È la cronaca di una sconfitta annunciata: dopo decenni di dominio del centrosinistra, la destra è riuscita ad espugnare le Marche. E lo ha fatto in maniera piuttosto netta, confermando i numeri dei sondaggi della vigilia: a tre quarti delle sezioni scrutinate Francesco Acquaroli (Fdi) è al 47,5%, mentre Maurizio Mangialardi (Pd) è al 37,9%, Gian Mario Mercorelli (M5S) al 8,9%, Roberto Mancini (sinistra) al 3,1% e Fabio Pasquinelli (Comunisti di Rizzo) all’1,6%.

A voler fare di conto, si potrebbe dire che con i pentastellati in coalizione il centrosinistra si sarebbe giocato la vittoria, ma è un calcolo poco più che ozioso. Il Pd ha pagato un conto salatissimo per gli ultimi cinque anni: tra terremoto, fabbriche chiuse e una riforma sanitaria mai decollata è difficile trovare qualcuno che abbia deciso di sposare in toto la linea dell’amministrazione.

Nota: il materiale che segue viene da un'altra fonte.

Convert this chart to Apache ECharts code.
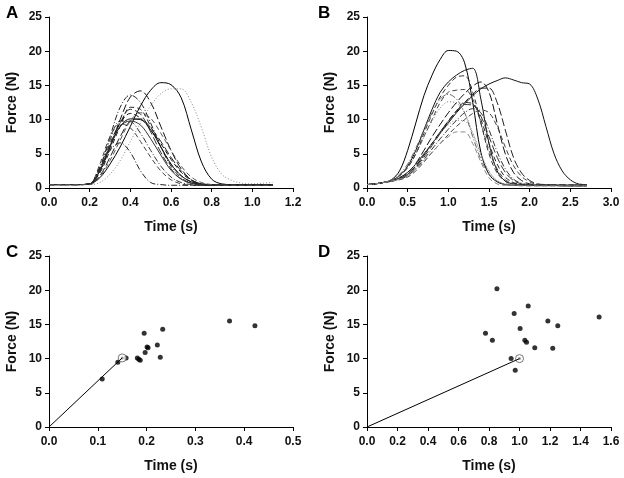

Anche tra i militanti, insomma, più che aria di entusiasmo si è sempre respirata aria da difesa della roccaforte, un tentativo infine non riuscito di levata di scudi contro i barbari alle porte.

E però non è bastato: Acquaroli ha vinto in quattro province su cinque, sfondando le linee del Pd addirittura nella rossa Pesaro. Soltanto la provincia di Ancona è ancora colorata di rosso, merito per lo più della sindaca Valeria Mancinelli, che a un certo punto, prima del lockdown, era in corsa per la candidatura alla presidenza.

Per quello che riguarda i voti di lista, il Pd riesce comunque ad affermarsi come primo partito con il 26,3%, segue la Lega con il 22%, e poi Fratelli d’Italia con il 17,8% e il M5S con il 7,8%. Il centrosinistra, in questo senso, sconta una coalizione debolissima: Italia Viva si ferma a un non edificante 2,8%, tallonata dalla lista ecologista Rinasci Marche (2,6%) e dalla lista Mangialardi Presidente (2,2%).

Non bene Marche Coraggiose (1,7%), unione di pezzi della sinistra e fuoriusciti del M5S. La lista Dipende da Noi del filosofo Roberto Mancini si è fermata al 2,6%.

Per il Pd si tratta dell’atto definitivo di una classe dirigente che pare essere ormai arrivata al capolinea: i padroni del partito, d’altra parte, hanno fatto e disfatto a proprio piacimento.

Dalla fine di febbraio, quando è stato fatto fuori senza tanti complimenti l’uscente Luca Ceriscioli, alla scelta di Mangialardi presa in un baleno, sono stati bruciati due candidati: Mancinelli e, soprattutto, Sauro Longhi, l’ex rettore dell’Università di Ancona sul quale si sarebbe trovato un accordo anche con il M5S e con la sinistra.

I vertici del Pd, dal segretario Giovanni Gostoli in giù, hanno optato sempre per la soluzione interna, andando poi dagli alleati a presentare un piatto pronto e due sole alternative: prendere o lasciare. Il segretario Nicola Zingaretti ha osservato e lasciato fare, quando poi è venuto nelle Marche a fine agosto a tutti gli incontri ha sottolineato che ogni scelta è stata fatta dalla dirigenza locale, sottintendendo di non avere colpe né responsabilità.

Più che uno scaricabarile, un marchio che nel futuro peserà parecchio sui destini del partito marchigiano. Il sindaco di Pesaro Matteo Ricci la vede così: «C’è grande rammarico. Se il M5S avesse fatto l’alleanza, avremmo vinto la quarta regione. Con le vittorie in Campania, Toscana e Puglia si rafforzano Zingaretti e il Pd».

Il vincitore Francesco Acquaroli si è presentato davanti ai giornalisti con la faccia stravolta e, confermando quanto aveva già fatto vedere durante la campagna elettorale, non ha speso tante parole, limitandosi a sottolineare quanto la sfida sia stata «estenuante» e dichiarando di aver perso ben 10 chili in poco più di un mese.

Da parte sua, Mangialardi ha condotto una campagna elettorale onorevole, girando in lungo e in largo le Marche, provando a convincere che lui sarebbe stato comunque qualcosa di diverso rispetto al passato. Forse sarebbe stato vero, però le liste del centrosinistra sono state comunque riempite da esponenti della vecchia giunta. Difficile convincere le persone di essere qualcosa di nuovo, quando vicino a te ci sono le stesse facce di sempre.